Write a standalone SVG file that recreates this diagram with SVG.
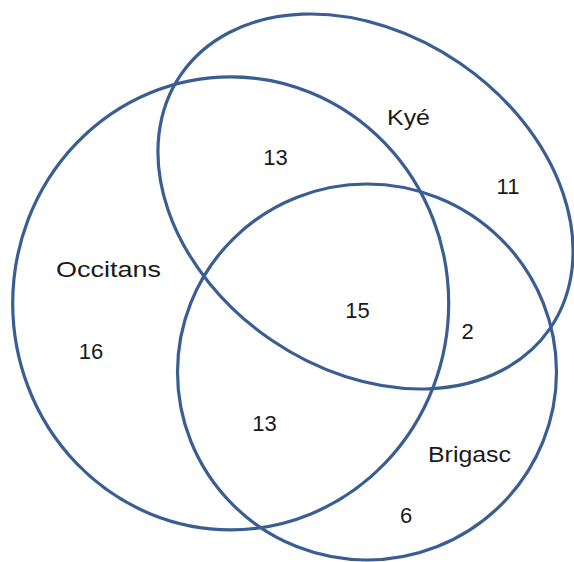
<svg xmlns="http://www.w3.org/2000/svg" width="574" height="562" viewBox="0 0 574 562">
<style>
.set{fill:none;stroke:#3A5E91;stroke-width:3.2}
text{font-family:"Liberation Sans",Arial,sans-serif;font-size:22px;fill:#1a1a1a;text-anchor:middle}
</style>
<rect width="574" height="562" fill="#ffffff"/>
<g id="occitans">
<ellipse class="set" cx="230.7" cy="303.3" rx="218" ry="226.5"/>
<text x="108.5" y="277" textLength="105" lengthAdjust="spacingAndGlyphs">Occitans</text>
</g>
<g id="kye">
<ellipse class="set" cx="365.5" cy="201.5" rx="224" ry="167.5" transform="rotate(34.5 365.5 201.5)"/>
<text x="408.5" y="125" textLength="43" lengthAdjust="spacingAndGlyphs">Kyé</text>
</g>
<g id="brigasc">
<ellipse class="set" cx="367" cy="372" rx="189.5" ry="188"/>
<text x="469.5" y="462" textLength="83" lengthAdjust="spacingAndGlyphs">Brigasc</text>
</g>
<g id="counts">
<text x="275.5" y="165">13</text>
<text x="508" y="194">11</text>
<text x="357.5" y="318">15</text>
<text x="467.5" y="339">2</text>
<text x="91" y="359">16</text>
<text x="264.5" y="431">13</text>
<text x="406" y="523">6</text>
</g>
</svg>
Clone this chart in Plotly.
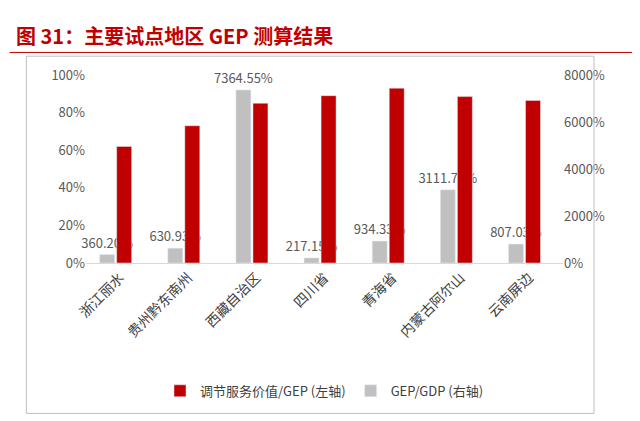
● ● ● ●
- Goal of the exercise:
Repeat the listing in full and exactly. Leave any pictures out.

- Final result:
Write a standalone SVG file that recreates this diagram with SVG.
<svg xmlns="http://www.w3.org/2000/svg" width="574" height="562" viewBox="0 0 574 562">
<style>
.set{fill:none;stroke:#3A5E91;stroke-width:3.2}
text{font-family:"Liberation Sans",Arial,sans-serif;font-size:22px;fill:#1a1a1a;text-anchor:middle}
</style>
<rect width="574" height="562" fill="#ffffff"/>
<g id="occitans">
<ellipse class="set" cx="230.7" cy="303.3" rx="218" ry="226.5"/>
<text x="108.5" y="277" textLength="105" lengthAdjust="spacingAndGlyphs">Occitans</text>
</g>
<g id="kye">
<ellipse class="set" cx="365.5" cy="201.5" rx="224" ry="167.5" transform="rotate(34.5 365.5 201.5)"/>
<text x="408.5" y="125" textLength="43" lengthAdjust="spacingAndGlyphs">Kyé</text>
</g>
<g id="brigasc">
<ellipse class="set" cx="367" cy="372" rx="189.5" ry="188"/>
<text x="469.5" y="462" textLength="83" lengthAdjust="spacingAndGlyphs">Brigasc</text>
</g>
<g id="counts">
<text x="275.5" y="165">13</text>
<text x="508" y="194">11</text>
<text x="357.5" y="318">15</text>
<text x="467.5" y="339">2</text>
<text x="91" y="359">16</text>
<text x="264.5" y="431">13</text>
<text x="406" y="523">6</text>
</g>
</svg>
Clone this chart in Plotly.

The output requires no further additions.